County employees aren’t against the increase, but they are wondering where the fairness is after merit rewards for exemplary service have been absent in recent years.

“It’s kind of a smack in the face to the employees,” said Jonathan Brostowitz, a foreman in the Douglas County Highway Department. He said employees were promised that if they did an outstanding job, they would receive merit pay — either extra time off or pay — for exceeding expectation, which has been stripped away because there was no money for it.

“Yet the county board goes and spends $38,000 for a raise for themselves,” Brostowitz said, adding that the county is struggling to find people to fill jobs, and people are leaving for jobs that pay better. "I'm not saying that they don't deserve it; don't get me wrong … but last year you told us there was no money to give us anything. All of a sudden, this year, they can vote themselves a raise. When can we vote ourselves a raise?"
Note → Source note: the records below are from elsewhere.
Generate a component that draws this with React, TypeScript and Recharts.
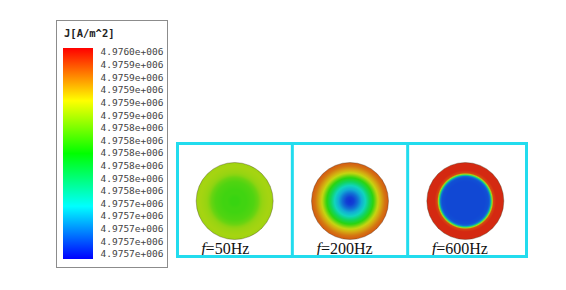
import React from "react";
import {
  BarChart,
  Bar,
  XAxis,
  YAxis,
  ScatterChart,
  Scatter,
  ReferenceLine,
} from "recharts";

// colour scale tick labels, top to bottom
const LEGEND_TICKS = [
  "4.9760e+006",
  "4.9759e+006",
  "4.9759e+006",
  "4.9759e+006",
  "4.9759e+006",
  "4.9759e+006",
  "4.9758e+006",
  "4.9758e+006",
  "4.9758e+006",
  "4.9758e+006",
  "4.9758e+006",
  "4.9758e+006",
  "4.9757e+006",
  "4.9757e+006",
  "4.9757e+006",
  "4.9757e+006",
  "4.9757e+006",
];
const SCALE_MIN = -0.4;
const SCALE_MAX = 16.32;

// cross sections
const FREQS = [50, 200, 600];
// relative radius of the sample rings (0 = centre, 1 = surface)
const RADII = [0, 0.1, 0.2, 0.3, 0.4, 0.5, 0.6, 0.64, 0.67, 0.7, 0.73, 0.8, 0.9, 1];
// normalised current density (0 = min, 1 = max) at each radius
const J_50 = [0.55, 0.55, 0.56, 0.56, 0.57, 0.58, 0.61, 0.63, 0.65, 0.66, 0.67, 0.68, 0.69, 0.68];
const J_200 = [0.04, 0.06, 0.12, 0.2, 0.28, 0.4, 0.53, 0.59, 0.64, 0.69, 0.73, 0.8, 0.87, 0.91];
const J_600 = [0.07, 0.07, 0.07, 0.07, 0.07, 0.07, 0.08, 0.12, 0.35, 0.7, 0.93, 0.97, 0.97, 0.97];
const PROFILES = [J_50, J_200, J_600];

const CYAN = "#22dcee";
const JET = [
  [0, 0, 255],
  [0, 255, 255],
  [0, 255, 0],
  [255, 255, 0],
  [255, 0, 0],
];

function jet(t: number, shade = false) {
  const s = Math.max(0, Math.min(1, t)) * 4;
  const i = Math.min(3, Math.floor(s));
  const f = s - i;
  let c = JET[i].map((v, k) => v + (JET[i + 1][k] - v) * f);
  if (shade) c = c.map((v) => (v * 0.85 + 128 * 0.15) * 0.9);
  return `rgb(${c.map((v) => Math.round(v)).join(",")})`;
}

const legendData = [{ name: "J", range: [SCALE_MIN, SCALE_MAX] }];
const sectionData = FREQS.map((f, i) => ({
  x: i + 0.5,
  y: 0.5,
  freq: f,
  profile: PROFILES[i],
}));

const R = 38.5;

const Section = (props: any) => {
  const { cx, cy, payload, index } = props;
  const id = `sec-${payload.freq}`;
  return (
    <g key={index}>
      <defs>
        <radialGradient id={id} cx="50%" cy="50%" r="50%">
          {RADII.map((r, k) => (
            <stop key={k} offset={r} stopColor={jet(payload.profile[k], true)} />
          ))}
        </radialGradient>
      </defs>
      <circle
        cx={cx}
        cy={cy}
        r={R}
        fill={`url(#${id})`}
        stroke="rgba(70,55,30,0.45)"
        strokeWidth={0.8}
      />
      <text
        x={cx - R + 5}
        y={cy + 53}
        fontFamily="'Liberation Serif', 'Times New Roman', serif"
        fontSize={16}
        fill="#111"
      >
        <tspan fontStyle="italic">f</tspan>={payload.freq}Hz
      </text>
    </g>
  );
};

export default function App() {
  return (
    <div
      style={{
        position: "absolute",
        left: 0,
        top: 0,
        width: 566,
        height: 290,
        background: "#fff",
        overflow: "hidden",
      }}
    >
      {/* colour legend */}
      <div
        style={{
          position: "absolute",
          left: 56,
          top: 20,
          width: 112,
          height: 248,
          border: "1px solid #8c8c8c",
          boxSizing: "border-box",
        }}
      />
      <div
        style={{
          position: "absolute",
          left: 64,
          top: 27,
          fontFamily: "'DejaVu Sans Mono', monospace",
          fontWeight: "bold",
          fontSize: 10.5,
          lineHeight: "12px",
          color: "#222",
        }}
      >
        J[A/m^2]
      </div>
      <div style={{ position: "absolute", left: 58, top: 40 }}>
        <BarChart
          width={110}
          height={226}
          data={legendData}
          margin={{ top: 8, right: 0, left: 5, bottom: 7 }}
          barCategoryGap={0}
        >
          <defs>
            <linearGradient id="jetbar" x1="0" y1="0" x2="0" y2="1">
              {JET.map((_, k) => (
                <stop key={k} offset={k / 4} stopColor={jet(1 - k / 4)} />
              ))}
            </linearGradient>
          </defs>
          <XAxis dataKey="name" type="category" hide />
          <YAxis
            orientation="right"
            type="number"
            width={75.5}
            domain={[SCALE_MIN, SCALE_MAX]}
            allowDataOverflow
            ticks={LEGEND_TICKS.map((_, i) => i)}
            interval={0}
            tickFormatter={(v: number) => LEGEND_TICKS[LEGEND_TICKS.length - 1 - v]}
            tick={{
              fontSize: 9.5,
              fill: "#444",
              fontFamily: "'DejaVu Sans Mono', monospace",
            }}
            axisLine={false}
            tickLine={false}
          />
          <Bar dataKey="range" fill="url(#jetbar)" isAnimationActive={false} />
        </BarChart>
      </div>

      {/* cross sections */}
      <div style={{ position: "absolute", left: 177, top: 144 }}>
        <ScatterChart
          width={346}
          height={114}
          margin={{ top: 0, right: 0, left: 0, bottom: 0 }}
        >
          <XAxis type="number" dataKey="x" domain={[0, FREQS.length]} hide />
          <YAxis type="number" dataKey="y" domain={[0, 1]} hide />
          {FREQS.slice(1).map((_, i) => (
            <ReferenceLine key={i} x={i + 1} stroke={CYAN} strokeWidth={3} />
          ))}
          <Scatter data={sectionData} shape={Section} isAnimationActive={false} />
        </ScatterChart>
      </div>
      <div
        style={{
          position: "absolute",
          left: 176,
          top: 142,
          width: 352,
          height: 116,
          border: `3px solid ${CYAN}`,
          boxSizing: "border-box",
        }}
      />
    </div>
  );
}
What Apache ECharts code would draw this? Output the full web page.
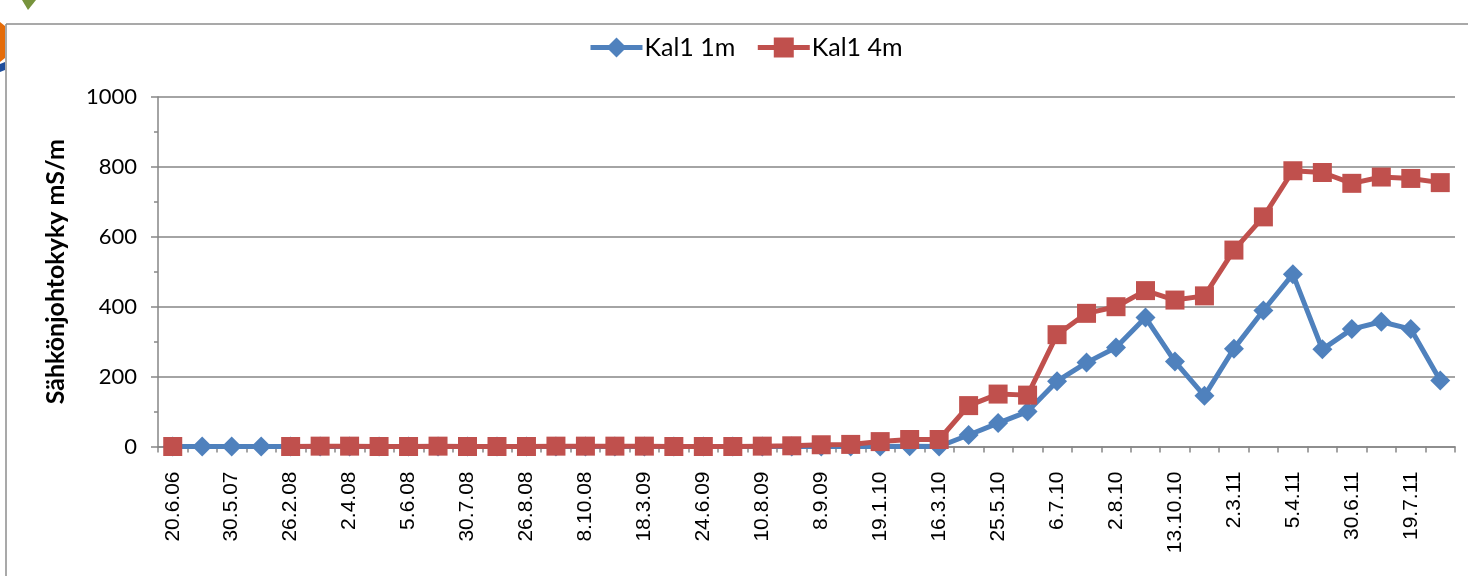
<!DOCTYPE html>
<html>
<head>
<meta charset="utf-8">
<script src="https://cdn.jsdelivr.net/npm/echarts@6/dist/echarts.min.js"></script>
<style>
html,body{margin:0;padding:0;background:#fff;}
#c{width:1468px;height:576px;}
</style>
</head>
<body>
<div id="c"></div>
<script>
const categories = ["20.6.06","14.11.06","30.5.07","15.11.07","26.2.08","12.3.08","2.4.08","6.5.08","5.6.08","2.7.08",
"30.7.08","13.8.08","26.8.08","17.9.08","8.10.08","11.11.08","18.3.09","6.5.09","24.6.09","15.7.09",
"10.8.09","25.8.09","8.9.09","10.11.09","19.1.10","17.2.10","16.3.10","20.4.10","25.5.10","15.6.10",
"6.7.10","20.7.10","2.8.10","8.9.10","13.10.10","10.11.10","2.3.11","16.3.11","5.4.11","19.5.11",
"30.6.11","11.7.11","19.7.11","2.8.11"];
const kal1_1m = [0,0,0,0, 0,0,0,0,0,0,0,0,0,0,0,0,0,0,0,0,0,0,0,0, 0,1,0,33,67,100,187,240,283,369,243,145,280,389,493,278,336,357,336,189];
const kal1_4m = [0,null,null,null, 0,1,1,0,0,1,0,0,0,1,1,1,1,0,0,0,1,2,5,6, 14,20,20,117,150,147,320,381,400,446,419,431,562,657,789,784,753,771,767,755];
const yTicks = {min:0, max:1000, interval:200};

const axisGray = '#868686';
const chart = echarts.init(document.getElementById('c'));
chart.setOption({
  animation:false,
  backgroundColor:'#fff',
  graphic:[
    {type:'line', shape:{x1:6,y1:24,x2:1468,y2:24}, style:{stroke:'#8c8c8c',lineWidth:1.5}},
    {type:'line', shape:{x1:6,y1:24,x2:6,y2:576}, style:{stroke:'#8c8c8c',lineWidth:1.5}},
    {type:'polygon', shape:{points:[[0,22],[5,26],[5,58],[0,62]]}, style:{fill:'#e46c0a'}},
    {type:'polygon', shape:{points:[[22,0],[36,0],[28,10]]}, style:{fill:'#77933c'}},
    {type:'polygon', shape:{points:[[0,64],[5,62],[5,70],[0,72]]}, style:{fill:'#1f4e9c'}}
  ],
  legend:{
    left:583, top:30,
    itemWidth:52, itemHeight:25, itemGap:20,
    lineStyle:{width:5},
    textStyle:{fontFamily:'Lato', fontSize:25, color:'#000', padding:[0,0,0,-3]},
    data:['Kal1 1m','Kal1 4m']
  },
  grid:{left:158, right:13, top:97, bottom:129.5, containLabel:false},
  xAxis:{
    type:'category',
    data:categories,
    boundaryGap:true,
    axisLine:{lineStyle:{color:axisGray,width:1.5}},
    axisTick:{show:true, interval:0, length:6, lineStyle:{color:axisGray,width:1.5}},
    axisLabel:{interval:1, rotate:90, margin:25, fontFamily:'Liberation Sans', fontSize:21, color:'#000'},
    splitLine:{show:false}
  },
  yAxis:{
    type:'value',
    min:yTicks.min, max:yTicks.max, interval:yTicks.interval,
    name:'Sähkönjohtokyky mS/m',
    nameLocation:'middle', nameGap:90,
    nameTextStyle:{fontFamily:'Lato', fontWeight:'bold', fontSize:25, color:'#000'},
    axisLine:{show:true, lineStyle:{color:axisGray,width:1.5}},
    axisTick:{show:true, length:7, lineStyle:{color:axisGray,width:1.5}},
    minorTick:{show:true, splitNumber:2, length:4, lineStyle:{color:axisGray,width:1.5}},
    axisLabel:{margin:21, fontFamily:'Lato', fontSize:22, color:'#000', formatter:function(v){return String(v);}},
    splitLine:{show:true, lineStyle:{color:axisGray,width:1.5}}
  },
  series:[
    {
      name:'Kal1 1m', type:'line', data:kal1_1m,
      symbol:'diamond', symbolSize:[20,20], showAllSymbol:true,
      lineStyle:{color:'#4f81bd', width:5},
      itemStyle:{color:'#4f81bd'},
      z:2
    },
    {
      name:'Kal1 4m', type:'line', data:kal1_4m, connectNulls:false,
      symbol:'rect', symbolSize:19, showAllSymbol:true,
      lineStyle:{color:'#c0504d', width:5},
      itemStyle:{color:'#c0504d'},
      z:3
    }
  ]
});
</script>
</body>
</html>
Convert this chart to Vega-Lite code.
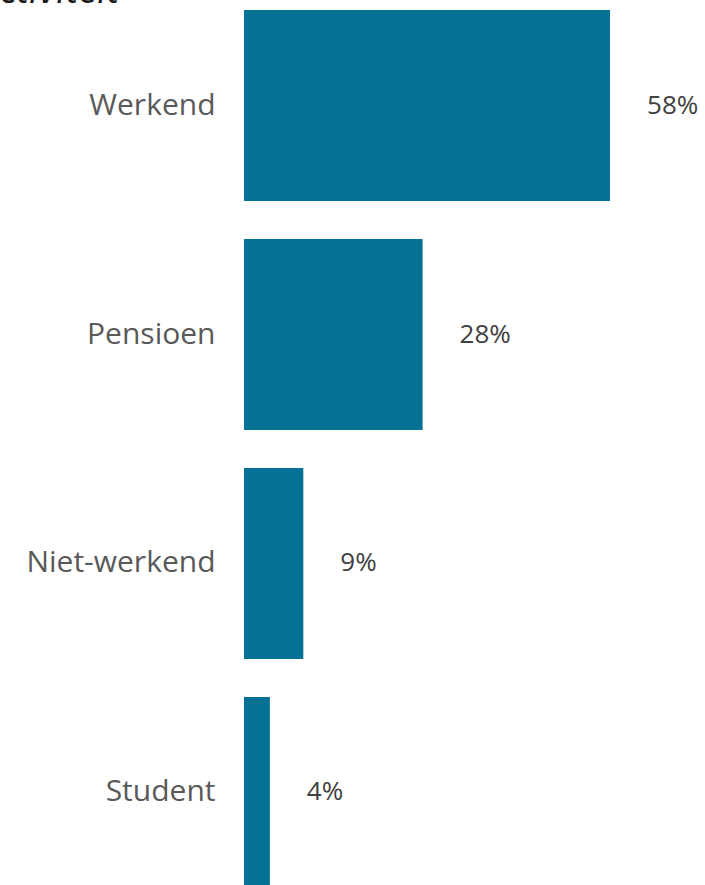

Brostowitz wasn't the only county employee to express support for the raise but displeasure over merit rewards.


"Again, a huge increase like this, walking around holding our head up — I have a hard time doing it personally," Jaques said.

"This isn't a huge increase,” Baker said. “You're going to get 75 bucks added to each check. That's all you're talking about. We're not talking a tremendous fortune, and you're going to be taxed on it so it will be even less."